All this lore — it's a lot. Yet "The Tortured Poets Department" also showcases Swift's gifts as a songwriter, musician and producer. Her melodies are sticky and her arrangements grabby; working in the studio with Jack Antonoff and Aaron Dessner, she's honed an electro-acoustic style that's instantly identifiable (even if that's sometimes because she recycles a melodic figure she's used before). Post Malone's scratchy croon adds a welcome wrinkle to the album's opener, "Fortnight," while Florence Welch of Florence + the Machine ups the theater-kid intensity of "Florida!!!"

As a singer, Swift explores the sultrier lower depths of her range in "Fresh Out the Slammer" and the Fleetwood Mac-ish "Guilty as Sin?"; as a lyricist, she leans into detail in a way she didn't quite on "Midnights," fondly recalling a conversation with maybe-Healy in the title track where the two of them "declared Charlie Puth should be a bigger artist" (!) and perfectly capturing the mid-30s position in "Florida!!!" with a line about how "my friends all smell like weed or little babies."

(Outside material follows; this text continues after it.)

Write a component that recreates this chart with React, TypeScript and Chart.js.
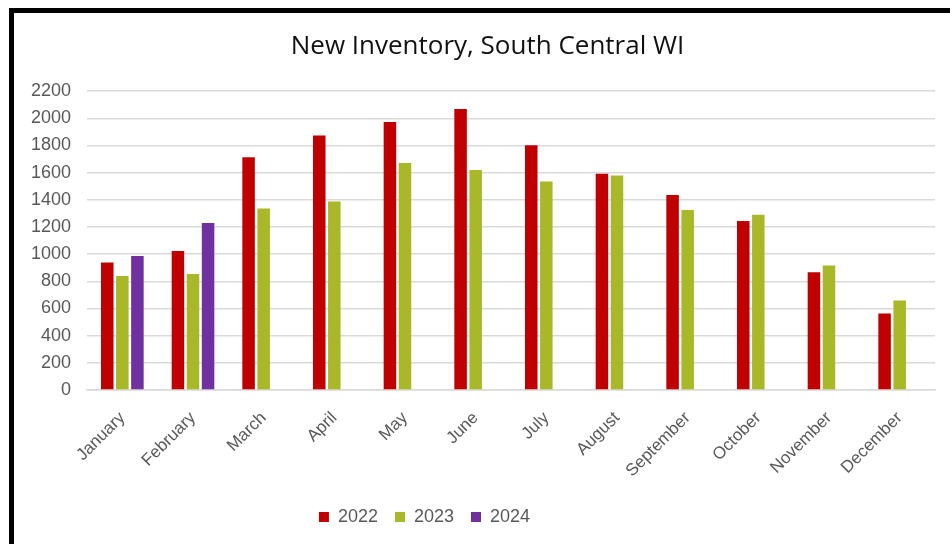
import React, { useEffect, useRef } from "react";
import { Chart, registerables } from "chart.js";

Chart.register(...registerables);

const categories = [
  "January", "February", "March", "April", "May", "June",
  "July", "August", "September", "October", "November", "December",
];
const seriesNames = ["2022", "2023", "2024"];
const values2022 = [938, 1024, 1713, 1874, 1973, 2069, 1802, 1593, 1435, 1244, 867, 563];
const values2023 = [839, 854, 1336, 1388, 1672, 1620, 1536, 1580, 1326, 1291, 916, 659];
const values2024 = [987, 1230, null, null, null, null, null, null, null, null, null, null];
const yTickMax = 2200;
const yTickStep = 200;

const COLORS = ["#C00000", "#A8B828", "#7030A0"];
const TEXT_GREY = "#595959";
const GRID_GREY = "#D9D9D9";

const boxShift = {
  id: "boxShift",
  afterLayout(chart: any) {
    const lg = chart.legend;
    if (lg) {
      lg.left -= 50;
      lg.right -= 50;
    }
    const tb = chart.titleBlock;
    if (tb) {
      tb.left += 13;
      tb.right += 13;
    }
  },
};

export default function App() {
  const ref = useRef<HTMLCanvasElement | null>(null);

  useEffect(() => {
    if (!ref.current) return;
    const chart = new Chart(ref.current, {
      type: "bar",
      data: {
        labels: categories,
        datasets: [values2022, values2023, values2024].map((vals, i) => ({
          label: seriesNames[i],
          data: vals,
          backgroundColor: COLORS[i],
          borderWidth: 0,
          categoryPercentage: 0.64,
          barPercentage: 0.83,
        })),
      },
      options: {
        responsive: false,
        animation: false,
        layout: { padding: { left: 0, right: 26, top: 0, bottom: 8 } },
        plugins: {
          title: {
            display: true,
            text: "New Inventory, South Central WI",
            color: "#111111",
            font: { family: "'Open Sans', sans-serif", size: 26, weight: "normal" },
            padding: { top: 18, bottom: 29 },
          },
          legend: {
            position: "bottom",
            labels: {
              color: TEXT_GREY,
              font: { family: "'Liberation Sans', Arial, sans-serif", size: 18 },
              boxWidth: 10,
              boxHeight: 10,
              padding: 17,
            },
          },
          tooltip: { enabled: false },
        },
        scales: {
          x: {
            grid: { display: false },
            border: { display: true, color: GRID_GREY, width: 1.5 },
            ticks: {
              color: TEXT_GREY,
              font: { family: "'Liberation Sans', Arial, sans-serif", size: 17 },
              minRotation: 45,
              maxRotation: 45,
              padding: 10,
              autoSkip: false,
            },
            afterFit: (scale: any) => {
              scale.height = 101;
            },
          },
          y: {
            min: 0,
            max: yTickMax,
            grid: { color: GRID_GREY, lineWidth: 1.5, drawTicks: false },
            border: { display: false },
            ticks: {
              stepSize: yTickStep,
              color: TEXT_GREY,
              font: { family: "'Liberation Sans', Arial, sans-serif", size: 18 },
              padding: 16,
              callback: (v: any) => String(v),
            },
            afterFit: (scale: any) => {
              scale.width = 73;
            },
          },
        },
      },
      plugins: [boxShift],
    });
    return () => chart.destroy();
  }, []);

  return (
    <div
      style={{
        position: "fixed",
        left: 0,
        top: 0,
        width: 950,
        height: 544,
        overflow: "hidden",
        background: "#ffffff",
      }}
    >
      <div
        style={{
          position: "absolute",
          left: 9,
          top: 8,
          borderLeft: "5px solid #000",
          borderTop: "5px solid #000",
          width: 947,
          height: 531,
          background: "#ffffff",
        }}
      >
        <canvas ref={ref} width={947} height={531} style={{ display: "block" }} />
      </div>
    </div>
  );
}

"Tortured Poets" closes with the slow-and-low "Clara Bow," titled after the early-cinema It girl, in which Swift thinks through the all ways that show business has been chewing up — or trying to chew up — beautiful young women for the last 100 years. It starts with Bow, then moves up to Stevie Nicks before landing on someone who looks in this light like … Taylor Swift, which is truly a name you haven't heard pronounced until Taylor Swift herself says it.

"You've got edge she never did," the song's narrator tells the woman — one more provocation on an album full of them.